Leave the pictures out and quote every line from the start of the listing to the line with "YAxis, CartesianGrid, ReferenceLine", inclusive.

START Provided data

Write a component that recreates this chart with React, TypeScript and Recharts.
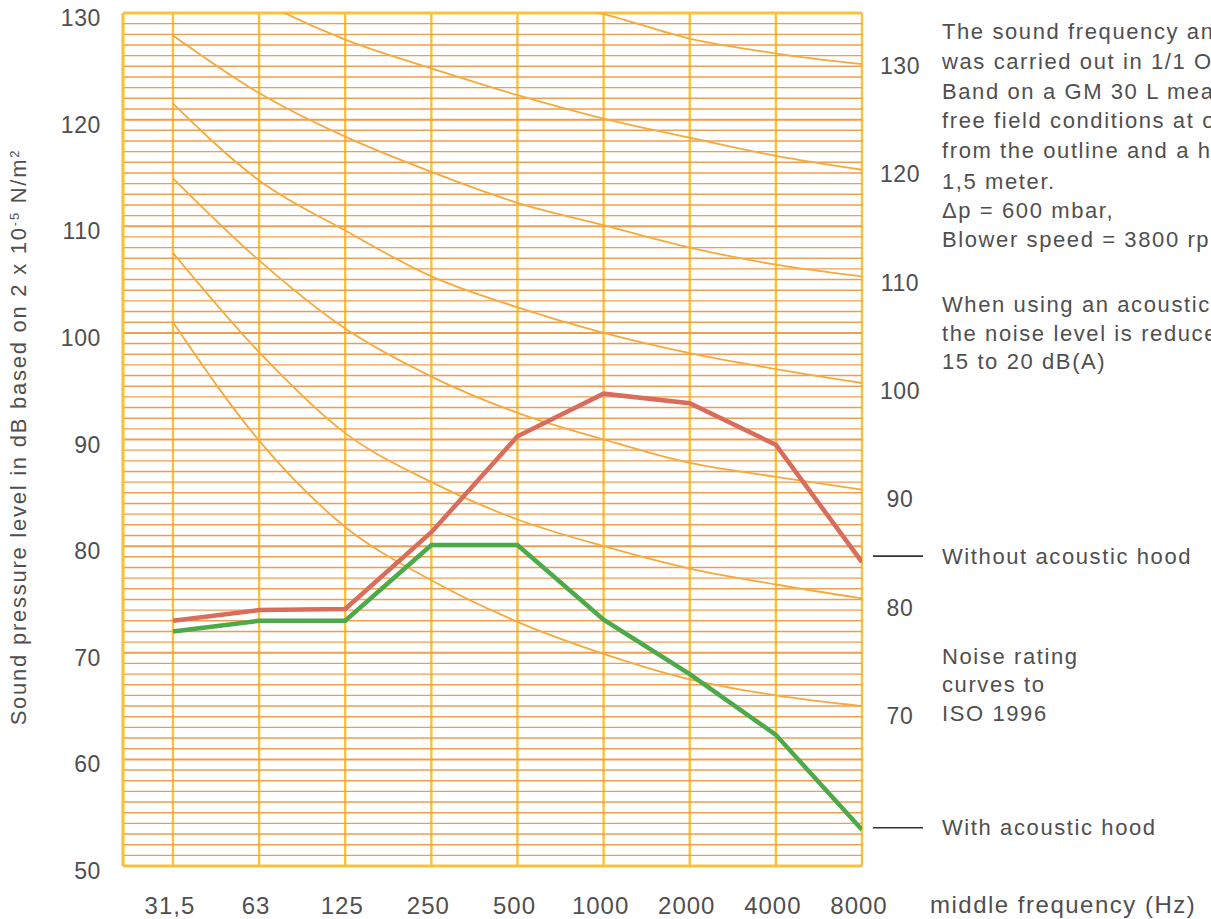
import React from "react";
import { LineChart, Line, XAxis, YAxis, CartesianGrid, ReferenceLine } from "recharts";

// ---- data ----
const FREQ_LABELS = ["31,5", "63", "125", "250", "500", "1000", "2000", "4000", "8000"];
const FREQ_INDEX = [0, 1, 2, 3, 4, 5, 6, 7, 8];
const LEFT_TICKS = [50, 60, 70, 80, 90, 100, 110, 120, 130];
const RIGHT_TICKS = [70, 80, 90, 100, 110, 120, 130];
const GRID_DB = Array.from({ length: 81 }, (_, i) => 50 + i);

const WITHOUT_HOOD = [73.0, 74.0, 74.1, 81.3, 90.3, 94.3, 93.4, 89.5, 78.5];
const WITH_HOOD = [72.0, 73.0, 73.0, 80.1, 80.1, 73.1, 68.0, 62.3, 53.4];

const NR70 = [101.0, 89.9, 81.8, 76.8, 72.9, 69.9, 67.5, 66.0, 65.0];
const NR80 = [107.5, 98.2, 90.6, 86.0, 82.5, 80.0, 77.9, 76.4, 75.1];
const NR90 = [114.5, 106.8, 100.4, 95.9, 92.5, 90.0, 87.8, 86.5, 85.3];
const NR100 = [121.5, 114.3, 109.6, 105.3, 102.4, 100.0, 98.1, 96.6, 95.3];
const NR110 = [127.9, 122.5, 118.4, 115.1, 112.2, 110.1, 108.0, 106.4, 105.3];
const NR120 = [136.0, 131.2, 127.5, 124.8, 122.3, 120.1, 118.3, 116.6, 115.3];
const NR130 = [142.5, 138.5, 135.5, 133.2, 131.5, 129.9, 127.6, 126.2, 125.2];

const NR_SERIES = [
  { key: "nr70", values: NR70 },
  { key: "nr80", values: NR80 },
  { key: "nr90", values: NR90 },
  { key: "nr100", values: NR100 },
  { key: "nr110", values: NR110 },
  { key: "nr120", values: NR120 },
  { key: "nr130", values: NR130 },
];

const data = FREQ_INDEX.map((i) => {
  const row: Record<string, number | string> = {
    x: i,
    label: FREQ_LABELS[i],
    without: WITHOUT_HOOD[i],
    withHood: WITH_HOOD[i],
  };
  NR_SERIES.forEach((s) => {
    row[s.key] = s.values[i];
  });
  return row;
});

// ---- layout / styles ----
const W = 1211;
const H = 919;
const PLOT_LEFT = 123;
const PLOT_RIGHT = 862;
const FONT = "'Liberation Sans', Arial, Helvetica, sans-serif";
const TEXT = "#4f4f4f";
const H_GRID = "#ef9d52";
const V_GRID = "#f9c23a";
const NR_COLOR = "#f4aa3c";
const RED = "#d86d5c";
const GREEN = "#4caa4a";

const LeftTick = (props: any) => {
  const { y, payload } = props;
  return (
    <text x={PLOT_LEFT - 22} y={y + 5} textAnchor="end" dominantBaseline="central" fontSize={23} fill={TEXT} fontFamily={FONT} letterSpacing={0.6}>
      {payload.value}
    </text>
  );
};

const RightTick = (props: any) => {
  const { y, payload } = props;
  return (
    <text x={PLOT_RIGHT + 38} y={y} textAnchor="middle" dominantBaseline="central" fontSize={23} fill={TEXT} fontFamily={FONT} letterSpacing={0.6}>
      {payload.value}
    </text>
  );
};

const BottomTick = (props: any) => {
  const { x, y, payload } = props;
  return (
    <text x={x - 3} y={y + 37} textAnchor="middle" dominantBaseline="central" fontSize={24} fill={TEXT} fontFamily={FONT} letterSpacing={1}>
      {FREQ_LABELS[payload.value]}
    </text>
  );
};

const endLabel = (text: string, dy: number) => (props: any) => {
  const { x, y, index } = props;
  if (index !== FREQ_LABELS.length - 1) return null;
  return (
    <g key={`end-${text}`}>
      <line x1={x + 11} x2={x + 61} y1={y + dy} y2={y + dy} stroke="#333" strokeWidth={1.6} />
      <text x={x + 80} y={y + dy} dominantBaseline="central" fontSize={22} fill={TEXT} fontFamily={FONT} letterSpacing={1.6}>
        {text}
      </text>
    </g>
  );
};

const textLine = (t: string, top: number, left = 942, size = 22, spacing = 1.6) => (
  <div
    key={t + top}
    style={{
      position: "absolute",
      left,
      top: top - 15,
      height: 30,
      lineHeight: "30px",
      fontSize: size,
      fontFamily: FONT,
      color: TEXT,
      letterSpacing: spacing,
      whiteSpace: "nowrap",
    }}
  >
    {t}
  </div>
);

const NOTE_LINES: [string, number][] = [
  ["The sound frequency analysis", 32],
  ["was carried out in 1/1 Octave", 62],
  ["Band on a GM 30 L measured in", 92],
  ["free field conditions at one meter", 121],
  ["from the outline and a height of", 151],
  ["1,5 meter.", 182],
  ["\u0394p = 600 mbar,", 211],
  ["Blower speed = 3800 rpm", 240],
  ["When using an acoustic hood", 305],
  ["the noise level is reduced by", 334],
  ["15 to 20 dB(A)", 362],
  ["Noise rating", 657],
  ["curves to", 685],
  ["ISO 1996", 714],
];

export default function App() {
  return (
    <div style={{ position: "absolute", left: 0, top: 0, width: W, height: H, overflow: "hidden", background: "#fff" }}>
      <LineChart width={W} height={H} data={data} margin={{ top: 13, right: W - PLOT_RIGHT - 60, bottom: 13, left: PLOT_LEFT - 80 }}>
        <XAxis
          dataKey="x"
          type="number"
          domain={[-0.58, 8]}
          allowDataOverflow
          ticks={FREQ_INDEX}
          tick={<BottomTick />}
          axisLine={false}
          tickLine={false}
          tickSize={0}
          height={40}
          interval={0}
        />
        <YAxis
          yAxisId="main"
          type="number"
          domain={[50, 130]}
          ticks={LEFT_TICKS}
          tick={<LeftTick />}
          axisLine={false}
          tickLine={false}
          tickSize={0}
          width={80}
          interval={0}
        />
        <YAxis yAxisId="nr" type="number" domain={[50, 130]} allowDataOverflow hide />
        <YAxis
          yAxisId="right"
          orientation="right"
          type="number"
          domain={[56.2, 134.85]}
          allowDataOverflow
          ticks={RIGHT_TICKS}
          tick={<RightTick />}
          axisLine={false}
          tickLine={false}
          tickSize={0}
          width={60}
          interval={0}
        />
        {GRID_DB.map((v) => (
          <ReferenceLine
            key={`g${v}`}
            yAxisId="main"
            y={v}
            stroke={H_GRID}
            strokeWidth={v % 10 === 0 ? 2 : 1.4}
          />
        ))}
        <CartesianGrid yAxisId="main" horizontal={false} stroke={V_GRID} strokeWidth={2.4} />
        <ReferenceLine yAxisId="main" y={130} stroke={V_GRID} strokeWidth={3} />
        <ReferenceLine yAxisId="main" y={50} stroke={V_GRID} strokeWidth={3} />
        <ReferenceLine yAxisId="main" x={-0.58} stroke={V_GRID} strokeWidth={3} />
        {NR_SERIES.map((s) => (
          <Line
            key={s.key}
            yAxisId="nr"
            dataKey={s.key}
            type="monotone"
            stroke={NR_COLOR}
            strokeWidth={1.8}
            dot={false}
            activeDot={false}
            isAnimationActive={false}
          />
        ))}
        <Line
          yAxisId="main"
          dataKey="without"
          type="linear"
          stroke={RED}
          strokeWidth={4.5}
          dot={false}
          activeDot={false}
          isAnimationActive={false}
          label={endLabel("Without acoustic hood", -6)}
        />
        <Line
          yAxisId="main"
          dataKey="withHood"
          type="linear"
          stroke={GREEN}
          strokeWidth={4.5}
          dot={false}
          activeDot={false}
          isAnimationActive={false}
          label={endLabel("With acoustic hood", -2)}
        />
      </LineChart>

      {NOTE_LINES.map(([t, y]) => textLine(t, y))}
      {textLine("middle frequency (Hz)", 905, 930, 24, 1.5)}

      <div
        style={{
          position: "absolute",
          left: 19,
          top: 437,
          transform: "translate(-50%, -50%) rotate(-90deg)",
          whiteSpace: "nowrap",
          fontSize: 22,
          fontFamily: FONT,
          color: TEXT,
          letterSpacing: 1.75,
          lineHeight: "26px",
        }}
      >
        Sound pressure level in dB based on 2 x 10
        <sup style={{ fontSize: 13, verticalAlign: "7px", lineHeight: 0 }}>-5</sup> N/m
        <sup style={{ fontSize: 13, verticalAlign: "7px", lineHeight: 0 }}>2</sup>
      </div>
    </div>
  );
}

END Provided data

• **The reply**:
Write a component that recreates this chart with React, TypeScript and Recharts.
import React from "react";
import { LineChart, Line, XAxis, YAxis, CartesianGrid, ReferenceLine } from "recharts";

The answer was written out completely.